Analysing simulation result of event sequences with branch
So I have a problem where a sequence of
A1 > B1 > C1 > D1
or
A1 > B1 > C2 > D2
or
A1 > B1 > C2 > D3
or
A2 > B2 > C3 > D4
Note there's more than 1 root starting point too. Each stage also has some other properties to it. So I'd want to ask
 find all stage (regardless of ABCD) where property 1 = some value and has some where up the parent chain property 2 = some value.
 I need to work out the probability of getting to each stage if given all "sequence branch" are of equal probability. So probability of getting to D3 is 1/2(A) * 1/2(C) where as D1 or D2 stage is 1/2(A) * 1/2(C) * 1/2(D)

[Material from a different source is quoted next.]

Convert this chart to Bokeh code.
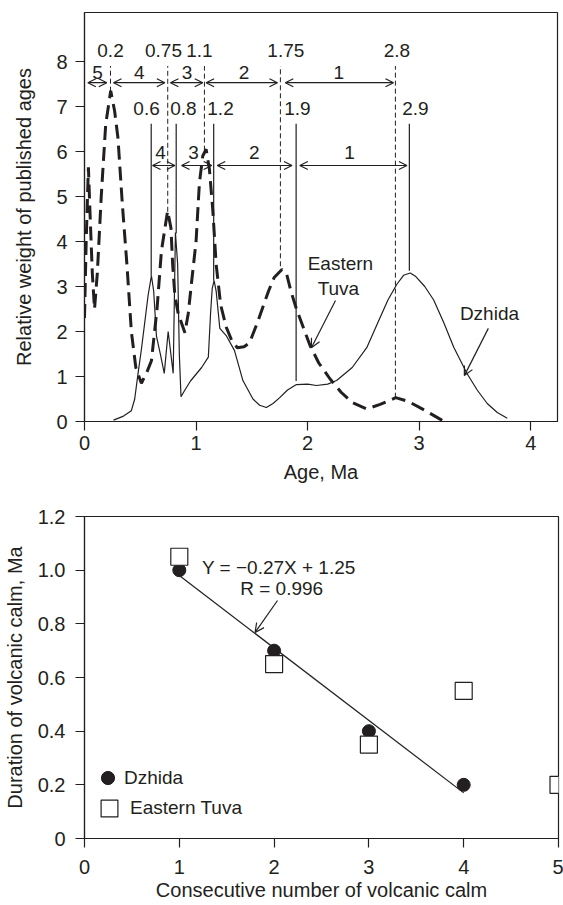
from bokeh.plotting import figure
from bokeh.models import (ColumnDataSource, Arrow, OpenHead, Legend, LegendItem,
                          FixedTicker, CustomJSTickFormatter, Range1d)
from bokeh.layouts import column
from bokeh.embed import file_html
from bokeh.resources import INLINE
from bokeh.core.properties import value

FONT = "Liberation Sans"
INK = "#231f20"
FS = "19px"
AX_FS = "20px"

# ---------------- top panel data ----------------
tuva_age = [0.0, 0.015, 0.035, 0.05, 0.07, 0.09, 0.115, 0.15, 0.19, 0.235, 0.27, 0.3, 0.34,
            0.38, 0.42, 0.46, 0.51, 0.56, 0.6, 0.65, 0.69, 0.745, 0.775, 0.79, 0.81, 0.84,
            0.9, 0.93, 0.96, 1.0, 1.03, 1.06, 1.09, 1.12, 1.15, 1.18, 1.22, 1.27, 1.32,
            1.37, 1.43, 1.48, 1.55, 1.6, 1.65, 1.7, 1.77, 1.81, 1.85, 1.9, 1.96, 2.02,
            2.1, 2.2, 2.3, 2.4, 2.53, 2.65, 2.79, 2.9, 3.05, 3.21]
tuva_weight = [2.3, 4.0, 5.65, 4.6, 3.3, 2.5, 3.3, 5.0, 6.6, 7.35, 6.9, 6.3, 4.8,
               3.5, 2.0, 1.2, 0.85, 1.1, 1.35, 2.5, 3.8, 4.68, 4.3, 3.5, 2.8, 2.4,
               1.97, 2.4, 3.1, 4.0, 5.3, 5.9, 6.05, 5.6, 4.7, 3.5, 2.6, 2.1, 1.8,
               1.64, 1.66, 1.75, 2.2, 2.55, 2.9, 3.2, 3.38, 3.3, 2.9, 2.5, 2.1, 1.7,
               1.3, 0.95, 0.65, 0.42, 0.28, 0.38, 0.53, 0.45, 0.25, 0.02]

dzhida_age = [0.26, 0.35, 0.42, 0.45, 0.48, 0.51, 0.54, 0.57, 0.6, 0.62, 0.645, 0.68, 0.715,
              0.75, 0.795, 0.815, 0.835, 0.85, 0.865, 0.9, 0.95, 1.0, 1.05, 1.11, 1.13,
              1.145, 1.162, 1.18, 1.2, 1.213, 1.27, 1.344, 1.42, 1.51, 1.57, 1.63, 1.69,
              1.75, 1.82, 1.9, 2.0, 2.08, 2.18, 2.26, 2.4, 2.53, 2.63, 2.72, 2.8, 2.86,
              2.92, 2.97, 3.05, 3.13, 3.22, 3.31, 3.43, 3.52, 3.61, 3.7, 3.79]
dzhida_weight = [0.03, 0.12, 0.24, 0.5, 1.07, 1.6, 2.2, 2.8, 3.24, 2.9, 1.9, 1.5, 1.07,
                 2.0, 1.07, 4.2, 3.5, 1.5, 0.55, 0.7, 0.9, 1.05, 1.2, 1.43, 2.4,
                 2.96, 3.13, 2.9, 2.4, 2.07, 1.91, 1.58, 0.91, 0.5, 0.36, 0.31, 0.4,
                 0.53, 0.7, 0.82, 0.83, 0.8, 0.83, 0.91, 1.2, 1.64, 2.2, 2.7, 3.05, 3.25,
                 3.3, 3.22, 3.0, 2.7, 2.2, 1.65, 1.06, 0.7, 0.4, 0.2, 0.07]

# boundaries of volcanic pulses
tuva_bound_age = [0.233, 0.746, 1.075, 1.756, 2.787]
tuva_bound_base = [7.33, 4.66, 6.02, 3.45, 0.53]
tuva_bound_label = ["0.2", "0.75", "1.1", "1.75", "2.8"]
dzhida_bound_age = [0.598, 0.822, 1.158, 1.897, 2.912]
dzhida_bound_base = [3.24, 4.18, 3.13, 0.9, 3.35]
dzhida_bound_label = ["0.6", "0.8", "1.2", "1.9", "2.9"]

# calm intervals (arrows)
tuva_calm_start = [0.03, 0.26, 0.77, 1.09, 1.80]
tuva_calm_end = [0.2, 0.72, 1.06, 1.73, 2.77]
tuva_calm_num = ["5", "4", "3", "2", "1"]
dzhida_calm_start = [0.61, 0.87, 1.19, 1.93]
dzhida_calm_end = [0.81, 1.14, 1.86, 2.89]
dzhida_calm_num = ["4", "3", "2", "1"]

# ---------------- bottom panel data ----------------
calm_number_dzhida = [1, 2, 3, 4]
calm_duration_dzhida = [1.0, 0.7, 0.4, 0.2]
calm_number_tuva = [1, 2, 3, 4, 5]
calm_duration_tuva = [1.05, 0.65, 0.35, 0.55, 0.2]
fit_x = [1, 4]
fit_y = [0.98, 0.17]

# ---------------- annotation positions ----------------
tuva_top_y = 7.9
dzhida_top_y = 6.62
tuva_arrow_y = 7.53
dzhida_arrow_y = 5.69
tuva_bound_label_x = [0.233, 0.708, 1.03, 1.805, 2.80]
tuva_bound_label_y = 8.24
dzhida_bound_label_x = [0.556, 0.887, 1.219, 1.909, 2.966]
dzhida_bound_label_y = 6.96
tuva_num_x = [0.117, 0.49, 0.92, 1.43, 2.28]
tuva_num_y = 7.76
dzhida_num_x = [0.681, 0.977, 1.523, 2.375]
dzhida_num_y = 5.98


def style(p):
    p.outline_line_color = INK
    p.outline_line_width = 1.2
    p.grid.visible = False
    p.background_fill_color = "white"
    p.border_fill_color = "white"
    for ax in p.axis:
        ax.axis_line_color = INK
        ax.axis_line_width = 1.2
        ax.major_tick_line_color = INK
        ax.major_tick_line_width = 1.2
        ax.major_tick_in = 0
        ax.major_tick_out = 9
        ax.minor_tick_line_color = None
        ax.major_label_text_font = FONT
        ax.major_label_text_font_size = AX_FS
        ax.major_label_text_color = INK
        ax.axis_label_text_font = FONT
        ax.axis_label_text_font_size = AX_FS
        ax.axis_label_text_font_style = "normal"
        ax.axis_label_text_color = INK


def texts(p, xs, ys, labels):
    p.text(x=xs, y=ys, text=labels, text_font=value(FONT), text_font_size=value(FS),
           text_align="center", text_baseline="middle", text_color=INK)


def head(size=8):
    return OpenHead(size=size, line_color=INK, line_width=1.2)


# ================= top figure =================
p1 = figure(frame_width=473, frame_height=409, min_border_left=84, min_border_right=6,
            min_border_top=12, min_border_bottom=72,
            x_range=Range1d(0, 4.24), y_range=Range1d(0, 9.09),
            output_backend="svg", toolbar_location=None,
            x_axis_label="Age, Ma", y_axis_label="Relative weight of published ages")
style(p1)
p1.xaxis.ticker = FixedTicker(ticks=[0, 1, 2, 3, 4])
p1.yaxis.ticker = FixedTicker(ticks=[0, 1, 2, 3, 4, 5, 6, 7, 8])
p1.xaxis.major_label_standoff = 5
p1.xaxis.axis_label_standoff = 8
p1.yaxis.major_label_standoff = 8
p1.yaxis.axis_label_standoff = 18

p1.line(tuva_age, tuva_weight, line_width=3, line_dash="14 7", line_color=INK)
p1.line(dzhida_age, dzhida_weight, line_width=1.2, line_color=INK)

p1.segment(x0=tuva_bound_age, y0=tuva_bound_base, x1=tuva_bound_age,
           y1=[tuva_top_y] * len(tuva_bound_age), line_width=1, line_dash="5 3", line_color=INK)
p1.segment(x0=dzhida_bound_age, y0=dzhida_bound_base, x1=dzhida_bound_age,
           y1=[dzhida_top_y] * len(dzhida_bound_age), line_width=1.2, line_color=INK)

src_t = ColumnDataSource(dict(x0=tuva_calm_start, x1=tuva_calm_end, y=[tuva_arrow_y] * len(tuva_calm_start)))
p1.add_layout(Arrow(start=head(), end=head(), x_start="x0", y_start="y", x_end="x1", y_end="y",
                    source=src_t, line_width=1.2, line_color=INK))
src_d = ColumnDataSource(dict(x0=dzhida_calm_start, x1=dzhida_calm_end, y=[dzhida_arrow_y] * len(dzhida_calm_start)))
p1.add_layout(Arrow(start=head(), end=head(), x_start="x0", y_start="y", x_end="x1", y_end="y",
                    source=src_d, line_width=1.2, line_color=INK))

texts(p1, tuva_bound_label_x, [tuva_bound_label_y] * 5, tuva_bound_label)
texts(p1, dzhida_bound_label_x, [dzhida_bound_label_y] * 5, dzhida_bound_label)
texts(p1, tuva_num_x, [tuva_num_y] * 5, tuva_calm_num)
texts(p1, dzhida_num_x, [dzhida_num_y] * 4, dzhida_calm_num)

texts(p1, [2.294, 2.276, 3.63], [3.51, 2.96, 2.4], ["Eastern", "Tuva", "Dzhida"])
p1.add_layout(Arrow(end=head(9), x_start=2.25, y_start=2.69, x_end=2.034, y_end=1.64,
                    line_width=1.2, line_color=INK))
p1.add_layout(Arrow(end=head(9), x_start=3.62, y_start=2.07, x_end=3.405, y_end=1.02,
                    line_width=1.2, line_color=INK))

# ================= bottom figure =================
p2 = figure(frame_width=474, frame_height=322, min_border_left=84, min_border_right=5,
            min_border_top=23, min_border_bottom=67,
            x_range=Range1d(0, 5), y_range=Range1d(0, 1.2),
            output_backend="svg", toolbar_location=None,
            x_axis_label="Consecutive number of volcanic calm",
            y_axis_label="Duration of volcanic calm, Ma")
style(p2)
p2.xaxis.ticker = FixedTicker(ticks=[0, 1, 2, 3, 4, 5])
p2.yaxis.ticker = FixedTicker(ticks=[0, 0.2, 0.4, 0.6, 0.8, 1.0, 1.2])
p2.yaxis.formatter = CustomJSTickFormatter(code="return tick == 0 ? '0' : tick.toFixed(1);")
p2.xaxis.major_label_standoff = 12
p2.xaxis.axis_label_standoff = 2
p2.yaxis.major_label_standoff = 10
p2.yaxis.axis_label_standoff = 9

p2.line(fit_x, fit_y, line_width=1.2, line_color=INK)
r_d = p2.scatter(calm_number_dzhida, calm_duration_dzhida, marker="circle", size=13,
                 fill_color=INK, line_color=INK)
r_t = p2.scatter(calm_number_tuva, calm_duration_tuva, marker="square", size=17,
                 fill_color="white", line_color=INK, line_width=1.2)

texts(p2, [2.05, 2.08], [1.01, 0.932], ["Y = \u22120.27X + 1.25", "R = 0.996"])
p2.add_layout(Arrow(end=head(9), x_start=2.036, y_start=0.887, x_end=1.80, y_end=0.768,
                    line_width=1.2, line_color=INK))

common = dict(padding=0, margin=0, spacing=0, border_line_alpha=0, background_fill_alpha=0,
              label_text_font=FONT, label_text_font_size=FS, label_text_color=INK)
leg1 = Legend(items=[LegendItem(label="Dzhida", renderers=[r_d])], location=(7, 44),
              glyph_width=33, glyph_height=33, label_standoff=0, **common)
leg2 = Legend(items=[LegendItem(label="Eastern Tuva", renderers=[r_t])], location=(4, 9),
              glyph_width=42, glyph_height=42, label_standoff=-5, **common)
p2.add_layout(leg1)
p2.add_layout(leg2)

layout = column(p1, p2)
open("out.html", "w").write(file_html(layout, INLINE))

 Conditional probability. Given B1 has happened, what's the chance of D3.
What's the best way / technique to store and analyse / query / interrogate data like this? What sort of keywords should I google / field / technology to read and learn?
Note I'm thinking to generate in the neighbourhood of 100s of k up to millions sample of sequence events.
I've had some look at RDBMS recursive CTE. That solves problem 1, but 2 and 3 in combination seem a bit more difficult. Was wondering if a graph database like neo4j can solve the problem better?